- Crowded Data Centers and Service-Rich Software
- Virtualization: The "New" Kid on the Block
- Step 1: Download a Virtual Image of Your Required Operating System
- Step 2: Download and Install VMware Player
- Step 3: Run the Operating System Image
- Step 4: Shut Down the Operating System Image
- Step 5: Configure the Virtual Image for Networking
Step 1: Download a Virtual Image of Your Required Operating System
The first thing you need is an image of your required operating system. The best resource I’ve found for a variety of free Linux images for VMware is the Thoughtpolice offerings. You can (most likely) download a VMware-ready image of your required Linux variant from this site. The one I’ve selected for this article is ubuntu-server-7.10-i386, but you can use any of the images on the site. The only difference is that the instructions that follow might need to change a little depending on your choice.
One thing you’ll notice about these Linux images is that they’re pretty massive! The ubuntu-server-7.10-i386 image is a whopping 193MB. Once your download starts, it might be time to treat yourself to coffee.
The second item you’ll need is a piece of software called a player—in fact, VMware Player.
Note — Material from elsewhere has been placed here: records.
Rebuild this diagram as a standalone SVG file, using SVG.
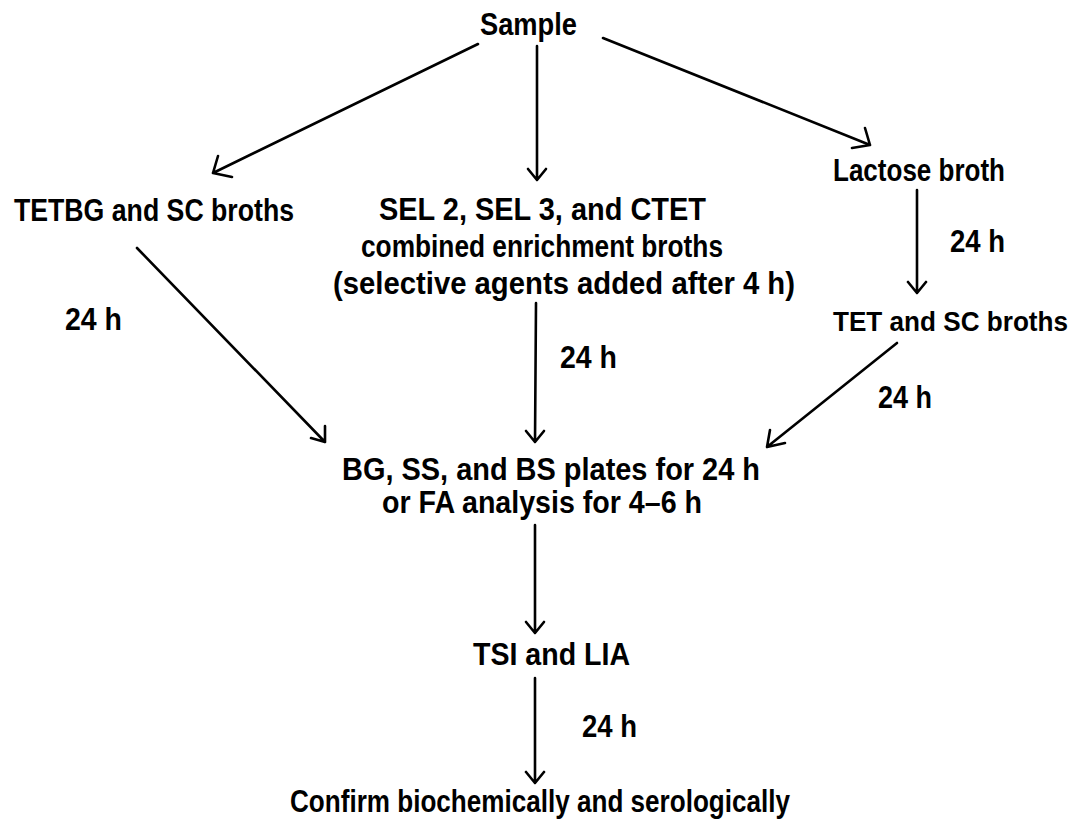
<svg xmlns="http://www.w3.org/2000/svg" width="1079" height="824" viewBox="0 0 1079 824">
<style>
text{font-family:"Liberation Sans",Arial,sans-serif;font-weight:bold;font-size:31px;fill:#000;text-anchor:start}
.ln{stroke:#000;stroke-width:2.6;fill:none;stroke-linecap:round;stroke-linejoin:round}
</style>
<rect width="1079" height="824" fill="#fff"/>
<g id="connectors">
<path class="ln" d="M478,44 L213,173 M218,156 L213,173 L232,177"/>
<path class="ln" d="M537,46 L537,180 M528,169 L537,180 L546,169"/>
<path class="ln" d="M603,38 L870,145 M865,128 L870,145 L852,148"/>
<path class="ln" d="M917,190 L917,293 M908,282 L917,293 L926,282"/>
<path class="ln" d="M137,248 L325,442 M325,426 L325,442 L311,438"/>
<path class="ln" d="M536,303 L535,442 M526,431 L535,442 L544,431"/>
<path class="ln" d="M897,343 L767,447 M770,430 L767,447 L785,443"/>
<path class="ln" d="M535,525 L535,633 M526,622 L535,633 L544,622"/>
<path class="ln" d="M535,678 L535,783 M526,772 L535,783 L544,772"/>
</g>
<g id="sample"><text x="480" y="35" textLength="97" lengthAdjust="spacingAndGlyphs">Sample</text></g>
<g id="tetbg"><text x="14" y="221" textLength="280" lengthAdjust="spacingAndGlyphs">TETBG and SC broths</text></g>
<g id="sel">
<text x="379" y="220" textLength="327" lengthAdjust="spacingAndGlyphs">SEL 2, SEL 3, and CTET</text>
<text x="361" y="257" textLength="362" lengthAdjust="spacingAndGlyphs">combined enrichment broths</text>
<text x="333" y="294" textLength="462" lengthAdjust="spacingAndGlyphs">(selective agents added after 4 h)</text>
</g>
<g id="lactose"><text x="833" y="181" textLength="172" lengthAdjust="spacingAndGlyphs">Lactose broth</text></g>
<g id="tet"><text x="833" y="331" style="font-size:27px" textLength="235" lengthAdjust="spacingAndGlyphs">TET and SC broths</text></g>
<g id="plates">
<text x="342" y="480" textLength="418" lengthAdjust="spacingAndGlyphs">BG, SS, and BS plates for 24 h</text>
<text x="382" y="513" textLength="320" lengthAdjust="spacingAndGlyphs">or FA analysis for 4–6 h</text>
</g>
<g id="tsi"><text x="473" y="665" textLength="157" lengthAdjust="spacingAndGlyphs">TSI and LIA</text></g>
<g id="confirm"><text x="290" y="812" textLength="500" lengthAdjust="spacingAndGlyphs">Confirm biochemically and serologically</text></g>
<g id="labels">
<text x="950" y="252" textLength="55" lengthAdjust="spacingAndGlyphs">24 h</text>
<text x="65" y="330" textLength="57" lengthAdjust="spacingAndGlyphs">24 h</text>
<text x="560" y="368" textLength="57" lengthAdjust="spacingAndGlyphs">24 h</text>
<text x="878" y="408" textLength="54" lengthAdjust="spacingAndGlyphs">24 h</text>
<text x="582" y="737" textLength="55" lengthAdjust="spacingAndGlyphs">24 h</text>
</g>
</svg>
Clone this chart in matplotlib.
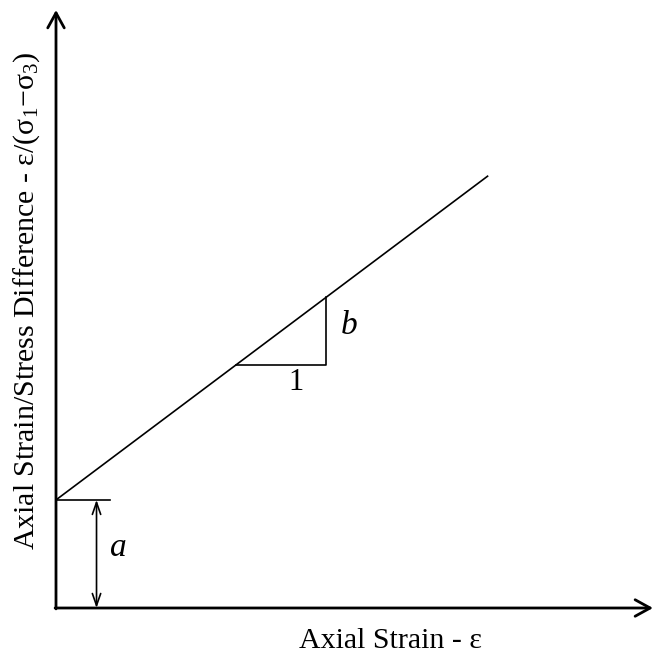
import matplotlib.pyplot as plt

plt.rcParams['font.family'] = ['Liberation Serif', 'DejaVu Serif']
plt.rcParams['mathtext.fontset'] = 'custom'
plt.rcParams['mathtext.rm'] = 'Liberation Serif'
plt.rcParams['mathtext.it'] = 'Liberation Serif:italic'

# Linear relation: eps/(s1 - s3) = a + b * eps
a = 1.2
b = 0.75
x_line = [0.0, 4.8]
tri_x = [2.0, 3.0]          # run of the slope triangle (= 1)
x_max, y_max = 6.63, 6.64

fig = plt.figure(figsize=(6.53, 6.60), dpi=100)
ax = fig.add_axes([56 / 653, 52 / 660, 597 / 653, 598 / 660])
ax.set_xlim(0, x_max)
ax.set_ylim(0, y_max)
ax.axis('off')

# Axes with open arrow heads
arr = dict(arrowstyle='->,head_length=0.4,head_width=0.22', lw=2, color='black',
           mutation_scale=27, shrinkA=0, shrinkB=0)
ax.annotate("", xy=(x_max, 0), xytext=(-0.01, 0), arrowprops=arr, annotation_clip=False)
ax.annotate("", xy=(0, y_max), xytext=(0, -0.01), arrowprops=arr, annotation_clip=False)

# Straight line
y_line = [a + b * x for x in x_line]
ax.plot(x_line, y_line, color='black', lw=1.2, solid_capstyle='butt')

# Slope triangle
y0 = a + b * tri_x[0]
y1 = a + b * tri_x[1]
ax.plot([tri_x[0], tri_x[1], tri_x[1]], [y0, y0, y1], color='black', lw=1.2)
ax.text(2.67, 2.5, "1", fontsize=22, ha='center', va='center')
ax.text(3.26, 3.13, "b", fontsize=24, style='italic', ha='center', va='center')

# Intercept marker
ax.plot([0, 0.6], [a, a], color='black', lw=1.2)
ax.annotate("", xy=(0.45, a), xytext=(0.45, 0),
            arrowprops=dict(arrowstyle='<->,head_length=0.43,head_width=0.15', lw=1.2,
                            color='black', mutation_scale=20, shrinkA=0, shrinkB=0))
ax.text(0.69, 0.67, "a", fontsize=24, style='italic', ha='center', va='center')

# Axis labels
ax.text(3.71, -0.37, "Axial Strain - ε", fontsize=21.5, ha='center', va='center')
ax.text(-0.33, 3.41, r"Axial Strain/Stress Difference - ε/(σ$_{1}$−σ$_{3}$)",
        fontsize=21.5, rotation=90, ha='center', va='center')

fig.savefig("out.png", dpi=100)
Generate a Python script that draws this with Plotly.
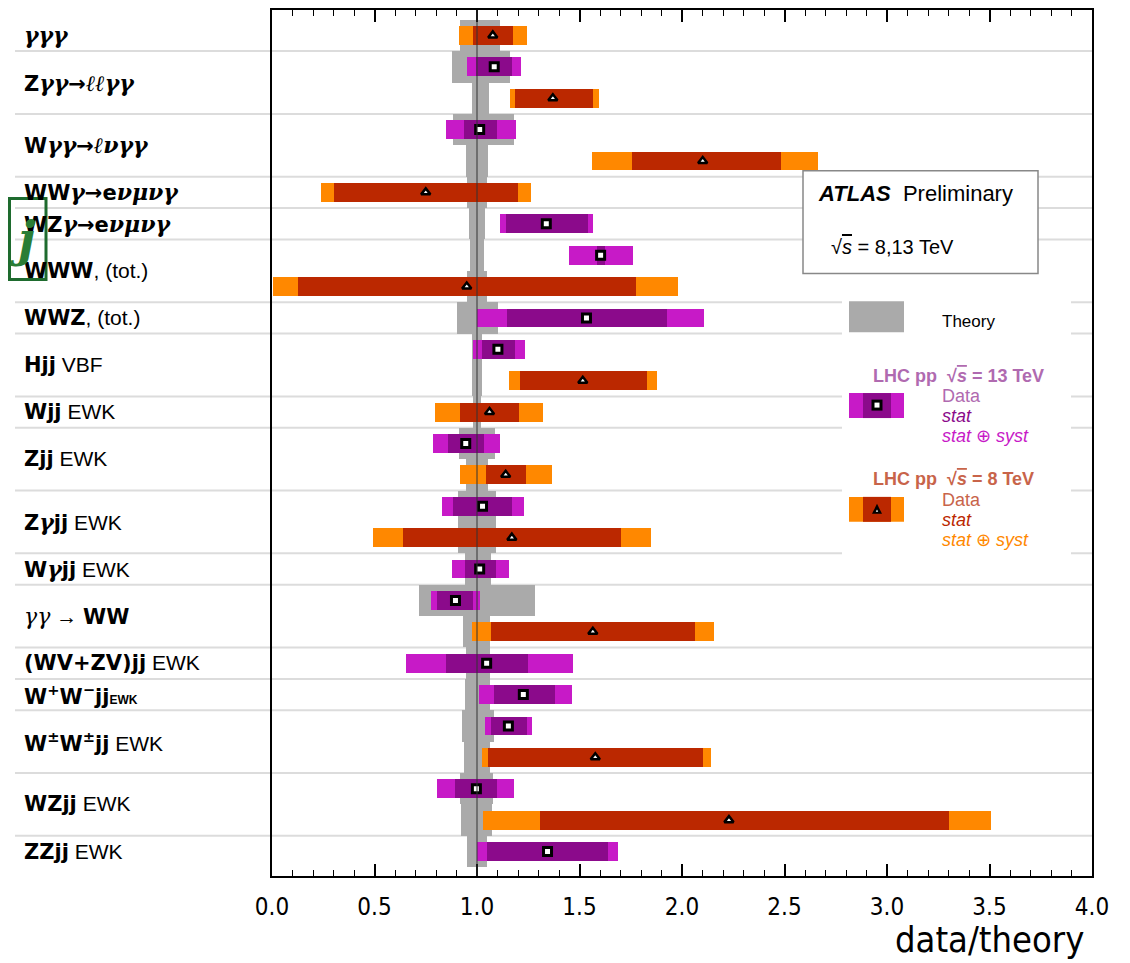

I like the use of terminology here: The player is used as an execution platform for the virtual operating system. In effect, VMware Player renders or executes the virtual operating system machine.
As an alternative to VMware Player, you can use VMware Server, which provides the same facilities as VMware Player as well as other features such as the ability to create new virtual machines.
Remember that the Ubuntu image is a fully-fledged operating system that you can run and interact with either locally or across a network. It’s worth thinking a little about power: Such an operating system image also can be used as a means of distributing software that’s been fully preconfigured.
There’s another point to note about virtual operating systems concerning software licenses. Because the VMware images on the Thoughtpolice site are all open source, there’s no need for commercial licenses. However, that isn’t true if you want to host Microsoft Windows in a virtual machine! Images are available for Windows, but they come with 30-day evaluation periods.
When you start to look at virtualization technology, you need to change your mindset a little: Hosting a complete version of Linux inside the Windows desktop takes a little practice! But after a time it seems the most natural thing in the world.
Anyway, the VMware player you choose depends on your needs. For this article, I want to keep it simple, so I’ll stick with VMware Player.